Sete mulheres compõem a casa de beneficiamento de frutas. São elas: Lucimar (responsável pela comercialização), Maria Onélia (caixa de beneficiamento), Sandra (controle de estoque), Carmelita (controle de qualidade), Maria Luciene (controle de caixa), Ana Claudia (comercialização) e Aldenora (coordenadora).
Dona Maria Onélia lembrou que o projeto começou com a visita de técnicos - agentes da Cáritas Diocesana ao assentamento, informando sobre os diversos projetos para a área. Uma das mulheres, que já trabalhava com doce de caju, organizou um grupo de mulheres doceiras.
Como na área se planta caju, goiaba, e havia muitos umbuzeiros nativos e maracujá do Mato e muitas das árvores frutíferas estavam sendo devastadas pelos moradores do assentamento, as mulheres decidiram investir nessas frutas e assim, foram testando receitas, com o objetivo também de preservar a área dessas plantas nativas que estavam sendo degradadas.
Dona Carmelita disse que, com o tempo, o grupo foi reduzindo o número de integrantes e também se capacitando. Através de um curso de beneficiamento de frutas, começaram a trabalhar na produção.
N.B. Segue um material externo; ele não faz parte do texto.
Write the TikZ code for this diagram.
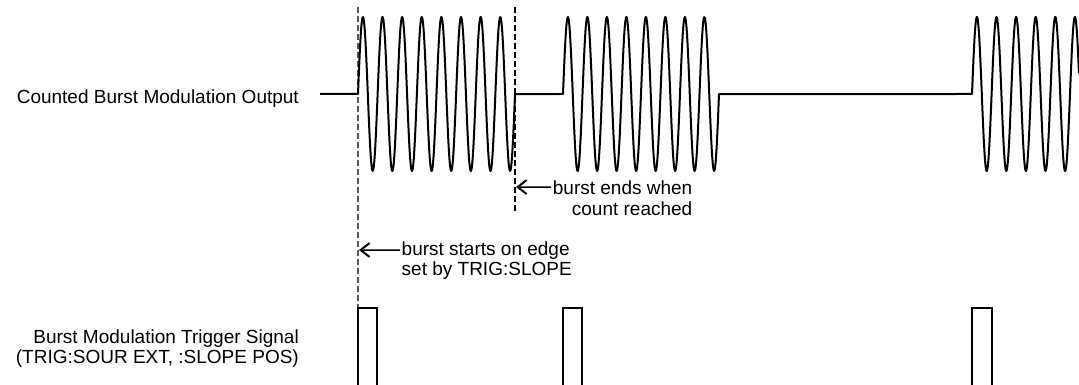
\documentclass[tikz,border=0pt]{standalone}
\usepackage{fontspec}
\setmainfont{Liberation Sans}
\usetikzlibrary{arrows.meta}
\tikzset{
  wave/.style={line width=2pt, line join=round},
  pulse/.style={line width=1.5pt},
  markline/.style={line width=1.1pt, dash pattern=on 6pt off 3pt},
  lbl/.style={inner sep=0pt, font=\fontsize{19}{20}\selectfont},
  note/.style={inner sep=1.5pt, font=\fontsize{19}{20}\selectfont},
  arr/.style={line width=1.5pt, -{Straight Barb[length=9pt,width=14pt,line width=2pt]}}
}
\begin{document}
\begin{tikzpicture}[x=1pt,y=-1pt]
\useasboundingbox[fill=white] (0,0) rectangle (1079,385);
% labels
\node[lbl, anchor=base east] (outlbl) at (299,104) {Counted Burst Modulation Output};
\node[lbl, anchor=base east] (trglbl1) at (299,343) {Burst Modulation Trigger Signal};
\node[lbl, anchor=base east] (trglbl2) at (299,363) {(TRIG:SOUR EXT, :SLOPE POS)};
% marker lines
\coordinate (m1top) at (358,7);
\coordinate (m1bot) at (358,308);
\coordinate (m2top) at (515,7);
\coordinate (m2bot) at (515,212);
\draw[markline, black!65] (m1top) -- (m1bot);
\draw[markline] (m2top) -- (m2bot);
% waveform
\draw[wave] (320,94) -- (358,94)
  -- plot[domain=0:8, samples=400, smooth] ({358+19.625*\x},{94-77*sin(360*\x)})
  -- (563,94)
  -- plot[domain=0:8, samples=400, smooth] ({563+19.5*\x},{94-77*sin(360*\x)})
  -- (972,94)
  -- plot[domain=0:5.46, samples=300, smooth] ({972+19.6*\x},{94-77*sin(360*\x)});
% trigger pulses
\draw[pulse] (358,386) -- (358,308) -- (377,308) -- (377,386);
\draw[pulse] (563,386) -- (563,308) -- (582,308) -- (582,386);
\draw[pulse] (972,386) -- (972,308) -- (992,308) -- (992,386);
% annotations
\node[note, anchor=base east] (endA) at (694,194) {burst ends when};
\node[note, anchor=base east] (endB) at (694,215) {count reached};
\coordinate (endpt) at (516,187);
\draw[arr] (endA.west) -- (endpt);
\node[note, anchor=base west] (stA) at (400,255) {burst starts on edge};
\node[note, anchor=base west] (stB) at (400,275) {set by TRIG:SLOPE};
\coordinate (stpt) at (359,250);
\draw[arr] (stA.west) -- (stpt);
\end{tikzpicture}
\end{document}
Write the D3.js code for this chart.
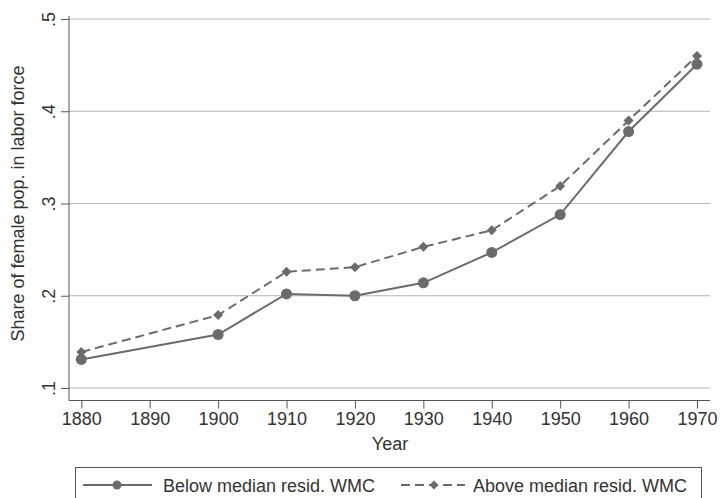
<!DOCTYPE html>
<html><head><meta charset="utf-8">
<script src="https://cdn.jsdelivr.net/npm/d3@7"></script>
<style>body{margin:0;background:#fff}svg{display:block}text{font-family:"Liberation Sans",Arial,sans-serif;fill:#333}</style>
</head><body>
<script>
const years = [1880, 1900, 1910, 1920, 1930, 1940, 1950, 1960, 1970];
const below = [0.131, 0.158, 0.202, 0.200, 0.214, 0.247, 0.288, 0.378, 0.451];
const above = [0.139, 0.179, 0.226, 0.231, 0.253, 0.271, 0.319, 0.390, 0.460];
const xTicks = [1880, 1890, 1900, 1910, 1920, 1930, 1940, 1950, 1960, 1970];
const yTicks = [0.1, 0.2, 0.3, 0.4, 0.5];
const yTickLabels = [".1", ".2", ".3", ".4", ".5"];
const seriesNames = ["Below median resid. WMC", "Above median resid. WMC"];

const W = 720, H = 498;
const svg = d3.select("body").append("svg").attr("width", W).attr("height", H);
const x = d3.scaleLinear().domain([1880, 1970]).range([81.3, 697]);
const y = d3.scaleLinear().domain([0.1, 0.5]).range([388, 19]);
const plotL = 69, plotR = 710, plotB = 400.5;
const col = "#6b6b6b";
const fs = 18;

// gridlines
svg.append("g").selectAll("line").data(yTicks).join("line")
  .attr("x1", plotL).attr("x2", plotR)
  .attr("y1", d => y(d)).attr("y2", d => y(d))
  .attr("stroke", "#b5b5b5").attr("stroke-width", 1);

// y axis
const ya = svg.append("g").attr("transform", `translate(${plotL},0)`)
  .call(d3.axisLeft(y).tickValues(yTicks).tickSize(8).tickFormat((d, i) => yTickLabels[i]));
ya.select(".domain").attr("d", `M0,${y(0.5) - 3}V${plotB}`).attr("stroke", "#555");
ya.selectAll(".tick line").attr("stroke", "#555");
ya.selectAll(".tick text").attr("font-size", fs).attr("fill", "#333")
  .attr("transform", "rotate(-90)").attr("x", 0).attr("y", -14)
  .attr("text-anchor", "middle").attr("dy", "0");

// x axis
const xa = svg.append("g").attr("transform", `translate(0,${plotB})`)
  .call(d3.axisBottom(x).tickValues(xTicks).tickSize(8).tickFormat(d3.format("d")));
xa.select(".domain").attr("d", `M${plotL},0H${plotR}`).attr("stroke", "#555");
xa.selectAll(".tick line").attr("stroke", "#555");
xa.selectAll(".tick text").attr("font-size", fs).attr("fill", "#333").attr("y", 24.5).attr("dy", "0");

// titles
svg.append("text").attr("x", 390).attr("y", 450).attr("text-anchor", "middle")
  .attr("font-size", fs).text("Year");
svg.append("text").attr("transform", `translate(23.5,${y(0.3)}) rotate(-90)`)
  .attr("text-anchor", "middle").attr("font-size", fs).text("Share of female pop. in labor force");

// lines
const line = d3.line().x((d, i) => x(years[i])).y(d => y(d));
svg.append("path").datum(below).attr("d", line).attr("fill", "none")
  .attr("stroke", col).attr("stroke-width", 2);
svg.append("path").datum(above).attr("d", line).attr("fill", "none")
  .attr("stroke", col).attr("stroke-width", 2).attr("stroke-dasharray", "9,5");

const diamond = s => `M0,${-s}L${s},0L0,${s}L${-s},0Z`;
svg.append("g").selectAll("circle").data(below).join("circle")
  .attr("cx", (d, i) => x(years[i])).attr("cy", d => y(d)).attr("r", 5.5).attr("fill", col);
svg.append("g").selectAll("path").data(above).join("path")
  .attr("transform", (d, i) => `translate(${x(years[i])},${y(d)})`)
  .attr("d", diamond(5)).attr("fill", col);

// legend
const lg = svg.append("g");
lg.append("rect").attr("x", 75.5).attr("y", 467.5).attr("width", 626).attr("height", 50)
  .attr("fill", "none").attr("stroke", "#555").attr("stroke-width", 1);
const ly = 485;
lg.append("line").attr("x1", 83).attr("x2", 152).attr("y1", ly).attr("y2", ly)
  .attr("stroke", col).attr("stroke-width", 2);
lg.append("circle").attr("cx", 117).attr("cy", ly).attr("r", 4.5).attr("fill", col);
lg.append("text").attr("x", 163).attr("y", 491.5).attr("font-size", fs).text(seriesNames[0]);
lg.append("line").attr("x1", 401).attr("x2", 465).attr("y1", ly).attr("y2", ly)
  .attr("stroke", col).attr("stroke-width", 2).attr("stroke-dasharray", "9,5");
lg.append("path").attr("transform", `translate(434,${ly})`).attr("d", diamond(4.5)).attr("fill", col);
lg.append("text").attr("x", 473).attr("y", 491.5).attr("font-size", fs).text(seriesNames[1]);
</script>
</body></html>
Dona Onélia completou que, no início, cada uma trazia um produto necessário de casa, uma trazia açúcar, outra panela, outra colher e juntas compravam o gás de cozinha. Os doces eram produzidos em uma casa, bem simples, cedida por um morador do assentamento, mas depois de 2 anos, o grupo organizou uma casa para fabricação dos produtos. Das frutas, as mulheres produzem doce, licor, geléia, rapadura, cajuína (caju) através de um processo de beneficiamento que vem transformando a vida do grupo.
Ela afirmou que, a atividade mudou sua rotina, pois antes, ela vivia no percurso da roça para casa, passava mais tempo na roça do que na comunidade. Ela diz que pegava sol e chuva, numa rotina intensa de trabalho pesado. Enquanto hoje, a realidade é outra, ela trabalha sentada ou em pé, na sombra e conversando com as novas amigas.
Olhando o local onde as mulheres trabalham, observei a dedicação e o zelo pelo que fazem. O serviço vai além da produção, é uma forma de crescimento pessoal, uma maneira de sentir-se útil. Em meio a uma casa bem simples, mas que funciona conforme as normas de higiene, elas conversam sobre a vida, sobre os filhos e o marido, falam dos sonhos e da expectativa da construção de uma mini-indústria e a aquisição de um fogão ecológico.
Com a construção, as mulheres terão um local propício para o beneficiamento das frutas com casa de doce composta por tanque, balança, pia, mesas, fogão industrial, frízer, cestos, armários e geladeira e uma casa para produção de cajuína com prensa, sistema de filtragem, capsuladora, mesas, pia, geladeira e o fogão ecológico, uma grande novidade no assentamento.
A responsável pelo controle de estoque, Sandra, diz que, por dia durante a safra de caju, por exemplo, o grupo trabalha com 75 quilogramas da fruta, o que produz aproximadamente 15 vidros/dia de doce de 600 gramas e 25 quilogramas/dia de rapadura. A cajuína, as mulheres produziram apenas 78 garrafas por dia, durante o curso, mas pretendem continuar produzindo quando a mini-indústria estiver pronta.
Para dona Onélia, a atividade trouxe benefícios financeiros, pois aumentou a renda de sua família, mas também realização pessoal, pois sente muita felicidade em trabalhar com as frutas. Ela afirma que, depois do envolvimento no projeto, descobriu a utilidade do caju, pois só sabia aproveitar a fruta para fazer suco ou doce e se sente mais feliz, pois trabalha em equipe, com prazer e amizade.
Sua companheira, dona Carmelita revelou que sonha com a mini-indústria, com o crescimento da produção e o reconhecimento dos produtos, pois como ainda não possuem um código de barra, deixam de vender os produtos para os supermercados da cidade e até pessoas de outros estados interessadas.
Enquanto os projetos futuros ficam prontos, as sete mulheres das frutas do Assentamento Fazenda Lagoa Novo Zabelê vão dedicando seus dias em torno das frutas, com alegria, entusiasmo e muita vontade de produzir e alcançar o reconhecimento, principalmente das famílias da comunidade onde moram.
A beleza do local vai além dos paredões do Parque Serra da Capivara, está dentro do coração e dos olhos dessas mulheres guerreiras que buscam um novo ritmo de vida, que procuram contribuir para o crescimento da comunidade e delas mesmas num clima de amizade e companheirismo.